We recently build a small platform for coupons and deals, so that every user can create a coupon or a deal and can share it on their or someone else’s website.<p>We are now in a process of getting users, so we want to know:<p>What was your strategy for getting first 1,000 users?<p>BTW you can find our platform at www.smart-ad.com
======
tbgvi
I think strategy/tactics for getting initial users depends on what you're
selling and who you're selling to.

Best advice I can give would be to figure out who needs this the most, find
someone like that in your area, and start a dialogue with them. 1-on-1 selling
definitely isn't scalable, but you can ask them things like 'how do you find
out about new services you can use for your business', 'what blogs/news
sources do you read', 'who's an influential person in your line of business'
etc... Once you have this info it will be obvious (hopefully) where you should
be focusing your attention.

Reading up on lean startup methodology (if you haven't already) would help get
you up to speed on this sort of process. Good luck!

------
debacle
Make it easy to sign up, post on reddit, whore it out on facebook, drop it on
pinterest.

If what you have is good, bam, 10k users.

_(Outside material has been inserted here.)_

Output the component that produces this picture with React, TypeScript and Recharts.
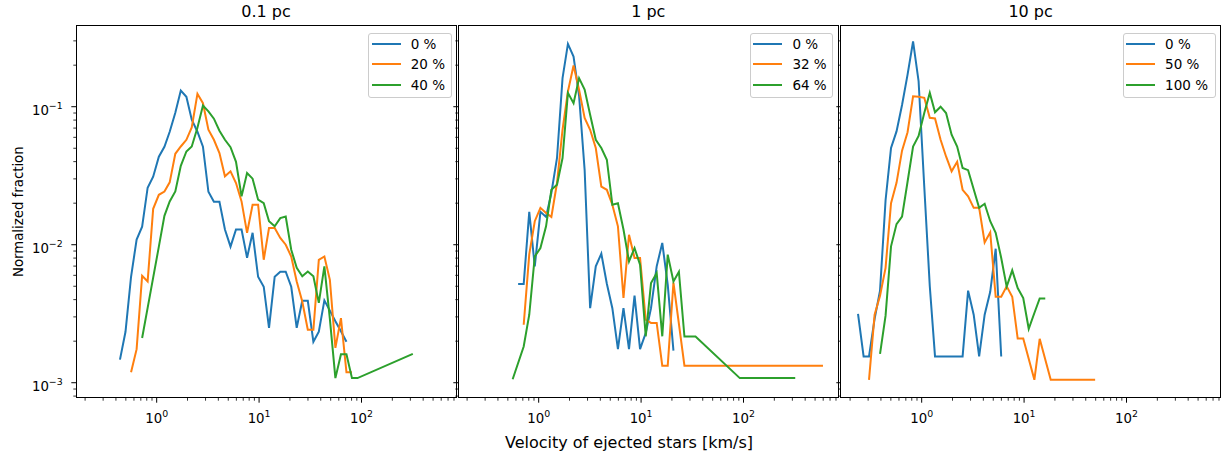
import { LineChart, Line, XAxis, YAxis, Legend } from "recharts";

const FONT = '"DejaVu Sans", sans-serif';
const COLORS = ["#1f77b4", "#ff7f0e", "#2ca02c"];

// shared log axes (sharex / sharey)
const X_DOMAIN = [0.163, 837];
const Y_DOMAIN = [7.75e-4, 0.389];
const X_TICKS = [
    0.2, 0.3, 0.4, 0.5, 0.6, 0.7, 0.8, 0.9, 1, 2, 3, 4, 5, 6, 7, 8, 9, 10,
    20, 30, 40, 50, 60, 70, 80, 90, 100, 200, 300, 400, 500, 600, 700, 800,
];
const Y_TICKS = [
    8e-4, 9e-4, 1e-3, 2e-3, 3e-3, 4e-3, 5e-3, 6e-3, 7e-3, 8e-3, 9e-3, 1e-2,
    2e-2, 3e-2, 4e-2, 5e-2, 6e-2, 7e-2, 8e-2, 9e-2, 0.1, 0.2, 0.3,
];

// 0.1 pc — bin velocities [km/s] and normalized fractions
const P1_VEL = [
    0.438, 0.496, 0.562, 0.637, 0.721, 0.816, 0.924, 1.05, 1.19, 1.34, 1.52,
    1.72, 1.95, 2.2, 2.5, 2.83, 3.2, 3.62, 4.1, 4.64, 5.26, 5.95, 6.74, 7.63,
    8.64, 9.78, 11.1, 12.5, 14.2, 16.1, 18.2, 20.6, 23.3, 26.4, 29.9, 33.9,
    38.3, 43.4, 49.1, 55.6, 63.0, 71.3, 80.7, 91.4, 317,
];
const P1_0 = [
    0.00147, 0.00234, 0.00586, 0.0109, 0.0135, 0.0259, 0.0311, 0.0434, 0.0513,
    0.0659, 0.0905, 0.131, 0.118, 0.0805, 0.0659, 0.0513, 0.0242, 0.0205,
    0.0205, 0.0129, 0.00968, 0.0129, 0.0129, 0.00805, 0.0122, 0.00586, 0.00496,
    0.0025, 0.00586, 0.00637, 0.00637, 0.00496, 0.0025, 0.00392, 0.00392,
    0.00198, 0.00234, 0.00395, 0.00333, 0.00279, 0.00236, 0.00198, null, null,
    null,
];
const P1_20 = [
    null, null, 0.00119, 0.00175, 0.00596, 0.00542, 0.0182, 0.023, 0.0243,
    0.0283, 0.0456, 0.0515, 0.0576, 0.0708, 0.124, 0.106, 0.0681, 0.0576,
    0.0462, 0.0313, 0.034, 0.028, 0.0206, 0.0122, 0.0195, 0.0195, 0.00778,
    0.0132, 0.0132, 0.0112, 0.01, 0.00822, 0.00542, 0.00388, 0.00242, 0.00242,
    0.00778, 0.00822, 0.00557, 0.00179, 0.00294, 0.00119, 0.00119, null, null,
];
const P1_40 = [
    null, null, null, null, 0.00211, 0.00349, 0.00577, 0.00968, 0.0162, 0.0206,
    0.0243, 0.0373, 0.0474, 0.0515, 0.0705, 0.102, 0.0925, 0.0819, 0.067,
    0.0576, 0.0509, 0.0399, 0.0224, 0.0331, 0.0301, 0.0212, 0.02, 0.0148,
    0.0136, 0.0156, 0.016, 0.0092, 0.0068, 0.0059, 0.0064, 0.0059, 0.00379,
    0.00696, 0.0029, 0.00108, 0.00161, 0.00161, 0.00108, 0.00108, 0.00162,
];

// 1 pc
const P2_VEL = [
    0.557, 0.63, 0.714, 0.809, 0.916, 1.04, 1.18, 1.33, 1.51, 1.71, 1.93, 2.19,
    2.48, 2.81, 3.18, 3.61, 4.09, 4.63, 5.24, 5.94, 6.73, 7.62, 8.63, 9.77,
    11.1, 12.5, 14.2, 16.1, 18.2, 20.7, 23.4, 26.5, 34.0, 92.0, 320, 597,
];
const P2_0 = [
    null, 0.00519, 0.00519, 0.0173, 0.00697, 0.0173, 0.0159, 0.0237, 0.0425,
    0.161, 0.285, 0.231, 0.12, 0.0349, 0.00347, 0.00697, 0.00861, 0.00521,
    0.00347, 0.00175, 0.00347, 0.00175, 0.00427, 0.00175, 0.00229, 0.00347,
    0.00697, 0.0103, 0.00513, 0.00171, null, null, null, null, null, null,
];
const P2_32 = [
    null, null, 0.00263, 0.0085, 0.0148, 0.0185, 0.017, 0.0159, 0.028, 0.0681,
    0.129, 0.199, 0.133, 0.0828, 0.0681, 0.0502, 0.0264, 0.025, 0.0195, 0.0136,
    0.00411, 0.0118, 0.00802, 0.00802, 0.00286, 0.00271, 0.00271, 0.00133,
    0.00133, 0.00531, null, 0.00133, null, null, null, 0.00133,
];
const P2_64 = [
    0.00106, null, 0.00183, 0.00311, 0.00822, 0.00946, 0.0136, 0.025, 0.0272,
    0.0425, 0.126, 0.106, 0.161, 0.133, 0.0875, 0.0576, 0.0502, 0.0413, 0.0195,
    0.02, 0.0129, 0.00757, 0.00946, 0.00716, 0.00217, 0.00527, 0.00623,
    0.00217, 0.00848, 0.00542, 0.00637, 0.00216, 0.00216, 0.00108, 0.00108,
    null,
];

// 10 pc
const P3_VEL = [
    0.239, 0.271, 0.306, 0.347, 0.392, 0.444, 0.502, 0.568, 0.643, 0.728,
    0.824, 0.933, 1.06, 1.2, 1.35, 1.53, 1.73, 1.96, 2.22, 2.51, 2.84, 3.22,
    3.64, 4.12, 4.67, 5.28, 5.98, 6.76, 7.66, 8.66, 9.81, 11.1, 12.6, 14.2,
    16.1, 18.2, 49.4,
];
const P3_0 = [
    0.00315, 0.00155, 0.00155, 0.0029, 0.00465, 0.021, 0.0502, 0.0662, 0.103,
    0.171, 0.297, 0.153, 0.0263, 0.005, 0.00155, 0.00155, 0.00155, 0.00155,
    0.00155, 0.00155, 0.00465, 0.00311, 0.00155, 0.00311, 0.00456, 0.00935,
    0.00155, null, null, null, null, null, null, null, null, null, null,
];
const P3_50 = [
    null, null, 0.00105, 0.00311, 0.00427, 0.0068, 0.02, 0.0281, 0.048, 0.0653,
    0.119, 0.118, 0.116, 0.0832, 0.0822, 0.0576, 0.0436, 0.034, 0.0399, 0.025,
    0.0224, 0.0185, 0.0185, 0.0104, 0.0123, 0.0042, 0.0042, 0.00499, 0.0042,
    0.00209, 0.00209, null, 0.00105, 0.00208, null, 0.00105, 0.00105,
];
const P3_100 = [
    null, null, null, null, 0.00162, 0.00306, 0.00973, 0.0141, 0.016, 0.0286,
    0.0515, 0.0614, 0.09, 0.126, 0.0912, 0.1, 0.09, 0.0627, 0.0515, 0.036,
    0.0347, 0.0252, 0.0185, 0.0198, 0.0148, 0.0122, 0.00802, 0.00497, 0.00652,
    0.00485, 0.00411, 0.00246, 0.0032, 0.00408, 0.00408, null, null,
];

const PLOT_W = 380;
const PLOT_TOP = 25.3;
const PLOT_BOTTOM = 398;
const AXIS_W = 60;

const PANELS = [
    {
        title: "0.1 pc",
        left: 76,
        vel: P1_VEL,
        series: [P1_0, P1_20, P1_40],
        labels: ["0 %", "20 %", "40 %"],
        legendLeft: 368.3,
        legendWidth: 83.4,
        yLabels: true,
    },
    {
        title: "1 pc",
        left: 458.3,
        vel: P2_VEL,
        series: [P2_0, P2_32, P2_64],
        labels: ["0 %", "32 %", "64 %"],
        legendLeft: 750,
        legendWidth: 83.3,
        yLabels: false,
    },
    {
        title: "10 pc",
        left: 840.6,
        vel: P3_VEL,
        series: [P3_0, P3_50, P3_100],
        labels: ["0 %", "50 %", "100 %"],
        legendLeft: 1122.7,
        legendWidth: 93.3,
        yLabels: false,
    },
];

const isDecade = (v: number) => {
    const lv = Math.log10(v);
    return Math.abs(lv - Math.round(lv)) < 1e-6;
};

const renderXTick = (props: any) => {
    const { x, y, payload } = props;
    const major = isDecade(payload.value);
    const e = Math.round(Math.log10(payload.value));
    return (
        <g>
            <line x1={x} x2={x} y1={y} y2={y + (major ? 4.7 : 2.7)} stroke="#000" strokeWidth={major ? 1 : 0.8} />
            {major && (
                <text x={x} y={y + 25} textAnchor="middle" fontSize={13.3} fontFamily={FONT} fill="#000">
                    10
                    <tspan fontSize={9.4} dy={-6}>
                        {e < 0 ? `\u2212${-e}` : `${e}`}
                    </tspan>
                </text>
            )}
        </g>
    );
};

const makeYTick = (showLabels: boolean) => (props: any) => {
    const { x, y, payload } = props;
    const major = isDecade(payload.value);
    const e = Math.round(Math.log10(payload.value));
    return (
        <g>
            <line x1={x - (major ? 4.7 : 2.7)} x2={x} y1={y} y2={y} stroke="#000" strokeWidth={major ? 1 : 0.8} />
            {major && showLabels && (
                <text x={x - 13.3} y={y + 8.5} textAnchor="end" fontSize={13.3} fontFamily={FONT} fill="#000">
                    10
                    <tspan fontSize={9.4} dy={-6}>
                        {e < 0 ? `\u2212${-e}` : `${e}`}
                    </tspan>
                </text>
            )}
        </g>
    );
};

const LegendBox = ({ payload }: any) => (
    <div
        style={{
            boxSizing: "border-box",
            width: "100%",
            height: 65,
            background: "rgba(255,255,255,0.8)",
            border: "1px solid #cccccc",
            borderRadius: 3,
            fontFamily: FONT,
            fontSize: 13.5,
            color: "#000",
        }}
    >
        {(payload || []).map((entry: any) => (
            <div key={entry.value} style={{ display: "flex", alignItems: "center", height: 20.5 }}>
                <span style={{ display: "block", width: 29, height: 2, marginLeft: 2.4, background: entry.color }} />
                <span style={{ marginLeft: 10, lineHeight: "20.5px", whiteSpace: "nowrap" }}>{entry.value}</span>
            </div>
        ))}
    </div>
);

function Panel({ p }: { p: (typeof PANELS)[number] }) {
    const chartLeft = p.left - AXIS_W;
    const rows = p.vel.map((v, i) => ({
        v,
        s0: p.series[0][i],
        s1: p.series[1][i],
        s2: p.series[2][i],
    }));
    return (
        <>
            <div style={{ position: "absolute", left: chartLeft, top: 0 }}>
                <LineChart
                    width={AXIS_W + PLOT_W + 10}
                    height={457}
                    data={rows}
                    margin={{ top: PLOT_TOP, right: 10, bottom: 457 - PLOT_BOTTOM - 30, left: 0 }}
                >
                    <XAxis
                        dataKey="v"
                        type="number"
                        scale="log"
                        domain={X_DOMAIN}
                        allowDataOverflow
                        ticks={X_TICKS}
                        interval={0}
                        height={30}
                        tickSize={0}
                        tickMargin={0}
                        axisLine={false}
                        tickLine={false}
                        tick={renderXTick}
                    />
                    <YAxis
                        type="number"
                        scale="log"
                        domain={Y_DOMAIN}
                        allowDataOverflow
                        ticks={Y_TICKS}
                        interval={0}
                        width={AXIS_W}
                        tickSize={0}
                        tickMargin={0}
                        axisLine={false}
                        tickLine={false}
                        tick={makeYTick(p.yLabels)}
                    />
                    <Legend
                        layout="vertical"
                        align="center"
                        verticalAlign="middle"
                        itemSorter="dataKey"
                        wrapperStyle={{ left: p.legendLeft - chartLeft, top: 32.5, width: p.legendWidth, height: 65 }}
                        content={<LegendBox />}
                    />
                    {p.labels.map((label, i) => (
                        <Line
                            key={label}
                            dataKey={`s${i}`}
                            name={label}
                            type="linear"
                            stroke={COLORS[i]}
                            strokeWidth={2}
                            dot={false}
                            activeDot={false}
                            connectNulls
                            isAnimationActive={false}
                        />
                    ))}
                </LineChart>
            </div>
            <div
                style={{
                    position: "absolute",
                    left: p.left - 0.5,
                    top: PLOT_TOP - 0.5,
                    width: PLOT_W + 1,
                    height: PLOT_BOTTOM - PLOT_TOP + 1,
                    boxSizing: "border-box",
                    border: "1px solid #000",
                    pointerEvents: "none",
                }}
            />
        </>
    );
}

export default function App() {
    return (
        <div
            style={{
                position: "absolute",
                left: 0,
                top: 0,
                width: 1221,
                height: 457,
                overflow: "hidden",
                background: "#fff",
            }}
        >
            {PANELS.map((p) => (
                <Panel key={p.title} p={p} />
            ))}
            <svg
                width={1221}
                height={457}
                style={{ position: "absolute", left: 0, top: 0, pointerEvents: "none" }}
                fontFamily={FONT}
            >
                {PANELS.map((p) => (
                    <text key={p.title} x={p.left + PLOT_W / 2} y={17} textAnchor="middle" fontSize={16} fill="#000">
                        {p.title}
                    </text>
                ))}
                <text x={629} y={448} textAnchor="middle" fontSize={16} fill="#000">
                    Velocity of ejected stars [km/s]
                </text>
                <text
                    x={23.3}
                    y={211.7}
                    transform="rotate(-90 23.3 211.7)"
                    textAnchor="middle"
                    fontSize={13.3}
                    fill="#000"
                >
                    Normalized fraction
                </text>
            </svg>
        </div>
    );
}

If what you have is not appealing, you still get 500 users and plenty of good
feedback.

------
SuperChihuahua
Look through these: [http://www.ideaoverload.com/Find-ideas/Finished-
ideas/Media-...](http://www.ideaoverload.com/Find-ideas/Finished-ideas/Media-
about-sales-marketing/)

------
PonyGumbo
One suggestion - I'd have a native English speaker polish up the content for
you to make it seem a little less halting.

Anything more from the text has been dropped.